I’m a History Fellow at Somerville College, Oxford, and the book I’m writing has a working title of The Elusive Church: Luther, Poland and the Early Reformation. This project is supported by a British Academy Mid Career Fellowship (2012-13).

On these pages, you'll find a regular 'log' of how the book is progressing, plus information about the project. I welcome your comments and thoughts - whether you're studying or teaching history at school or university, or writing non-fiction yourself...

Friday, 21 December 2012


When an articulate teenager was interviewed on BBC Radio 4’s ‘Any Answers?’ last week, she talked confidently about herself as a visual learner, as opposed to an aural leaner. That’s not a vocabulary I’ve come across before, but that basic difference in how people prefer to think and learn has long seemed obvious to me, and it plays a big part in how the monograph is being written.

I fall squarely into the ‘visual learner’ category. Even if the monograph text itself looks pretty monochrome on the computer screen, the thinking behind it is underpinned by lots of images. When I moved into my temporary Somerville rooms (a building work exile) back in spring, I printed pictures of the book’s dramatis personae off the internet and put them up on the walls – woodcuts of King Zygmunt I, portraits of Luther and the Prussian humanist Johannes Dantiscus, cityscapes of early modern Cracow, Danzig and PoznaƄ, and so on. These are arranged on different walls to mirror roughly the geography of 16C Europe – the German actors in the far west, then Poznan and Prussia, and Cracow to the east. The desk and pc sit between western Poland and the Baltic.

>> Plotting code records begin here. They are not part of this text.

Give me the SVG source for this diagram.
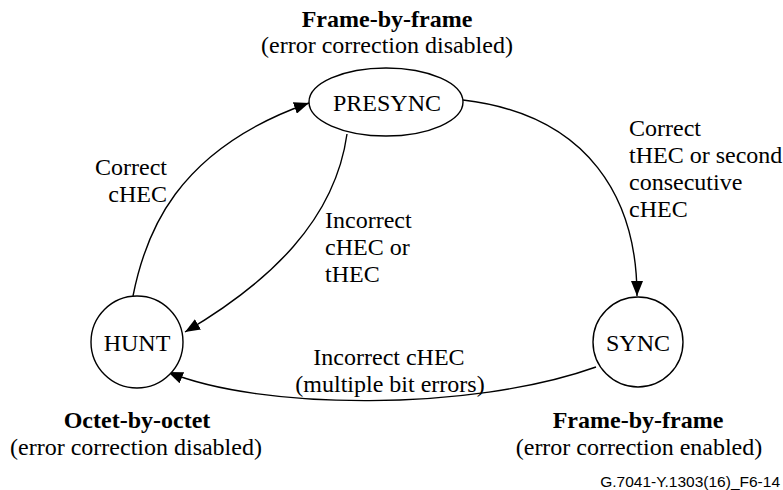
<svg xmlns="http://www.w3.org/2000/svg" width="783" height="490" viewBox="0 0 783 490">
<style>
.t{font-family:"Liberation Serif","Times New Roman",serif;font-size:24px;fill:#000}
.b{font-weight:bold}
.c{text-anchor:middle}
.r{text-anchor:end}
.n{fill:#fff;stroke:#000;stroke-width:1.4}
.e{fill:none;stroke:#000;stroke-width:1.4}
.s{font-family:"Liberation Sans",Arial,sans-serif;font-size:15.5px;fill:#000}
</style>
<defs>
<marker id="ah" markerUnits="userSpaceOnUse" markerWidth="16" markerHeight="12" refX="15" refY="6" orient="auto">
<path d="M0,0 L15,6 L0,12 Z" fill="#000"/>
</marker>
</defs>
<g id="connectors">
<path class="e" d="M133,296 C145,235 175,150 309,103" marker-end="url(#ah)"/>
<path class="e" d="M347,134 C335,220 270,282 185,332" marker-end="url(#ah)"/>
<path class="e" d="M463,100 C590,115 637,200 637,296" marker-end="url(#ah)"/>
<path class="e" d="M596,367 C470,412 260,410 168,372" marker-end="url(#ah)"/>
</g>
<g id="presync">
<ellipse class="n" cx="386" cy="102" rx="77" ry="34"/>
<text class="t c" x="387" y="111">PRESYNC</text>
</g>
<g id="hunt">
<circle class="n" cx="137" cy="342" r="46"/>
<text class="t c" x="137" y="351">HUNT</text>
</g>
<g id="sync">
<circle class="n" cx="638" cy="342" r="45"/>
<text class="t c" x="638" y="351">SYNC</text>
</g>
<g id="labels">
<text class="t b c" x="387" y="27">Frame-by-frame</text>
<text class="t c" x="387" y="53">(error correction disabled)</text>
<text class="t b c" x="137" y="428">Octet-by-octet</text>
<text class="t c" x="136" y="455">(error correction disabled)</text>
<text class="t b c" x="638" y="428">Frame-by-frame</text>
<text class="t c" x="639" y="455">(error correction enabled)</text>
<text class="t r" x="167" y="175">Correct</text>
<text class="t r" x="167" y="202">cHEC</text>
<text class="t" x="325" y="228">Incorrect</text>
<text class="t" x="325" y="255">cHEC or</text>
<text class="t" x="325" y="282">tHEC</text>
<text class="t" x="629" y="136">Correct</text>
<text class="t" x="629" y="163">tHEC or second</text>
<text class="t" x="629" y="190">consecutive</text>
<text class="t" x="629" y="217">cHEC</text>
<text class="t c" x="389" y="365">Incorrect cHEC</text>
<text class="t c" x="390" y="392">(multiple bit errors)</text>
<text class="s r" x="780" y="487">G.7041-Y.1303(16)_F6-14</text>
</g>
</svg>
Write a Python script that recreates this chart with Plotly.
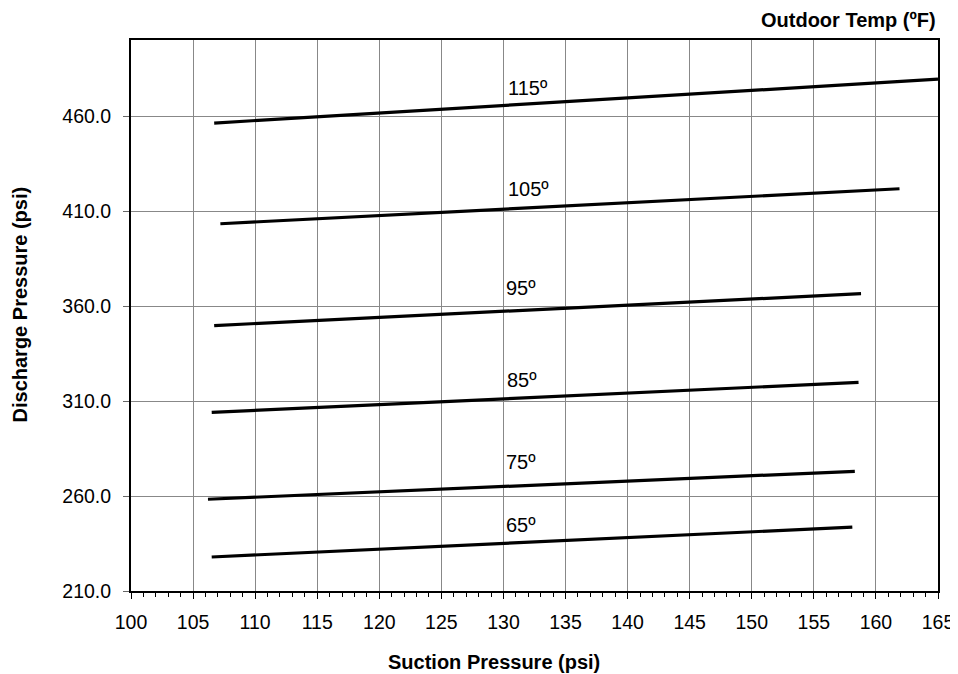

These pictures liven up my room, and remind me that the heaps of photocopied sources scattered all over the floor (to my scout’s horror) relate to real people and places. They also help me in a big way to analyse what is happening in Poland in the early Reformation, to visualise more easily the spatial and even political relationships between key individuals and urban centres. Unfortunately, when the room gets too warm the pictures curl up and fall off the walls, but I try not to read too much into that….    

Friday, 7 December 2012

When is a draft not a draft?

Colleagues and friends kindly ask me at regular intervals how the book is going, to which I say that (fingers crossed) I’m still on track to have a first draft of the monograph at some point in the spring (giving me several months to do mopping up archive trips to Poland, editing, checking, etc).

I’ve begun to wonder a bit, however, about this phrase ‘first draft’, and what it really means. The printed-out chapters already filed in my mock-up ‘book folder’ are certainly not first drafts, in any strict sense of the word… as any glance at my computer files will reveal. In the pc folder entitled ‘Chap 1’, for example, there are 7 versions of that chapter: the current one, and its much less happy ancestors. By ‘first draft’, I suppose I mean: after weeks of working on this piece, this is the first draft that I am reasonably happy with, in the full knowledge that it will be rewritten (possibly radically) once the rest of the book has taken shape, to keep it in line with everything else. ‘First draft’ means, in other words, ‘good enough for now’.

I’m not sure that many historians do write first drafts of chapters, in the purist sense, of writing a chunk of prose from beginning to end for the first time, like running a race from starting gun to finishing line. You might write some of it, realise that despite all your planning and analysis there is a structural problem, unpick it, then carrying on writing. (A bit like iteration). Editing, writing, rewriting and rethinking are so closely entwined, that what constitutes a ‘draft’ is a moot point, and counting with any precision how many ‘drafts’ of a chapter it takes to get to the final version is perhaps therefore impossible. ‘Draft’ implies that we work in neat units of polished prose; it may look like that at the end, but the process itself feels far more organic. So maybe ‘draft’ is a psychological category used by writers, rather than an empirical measure of progress.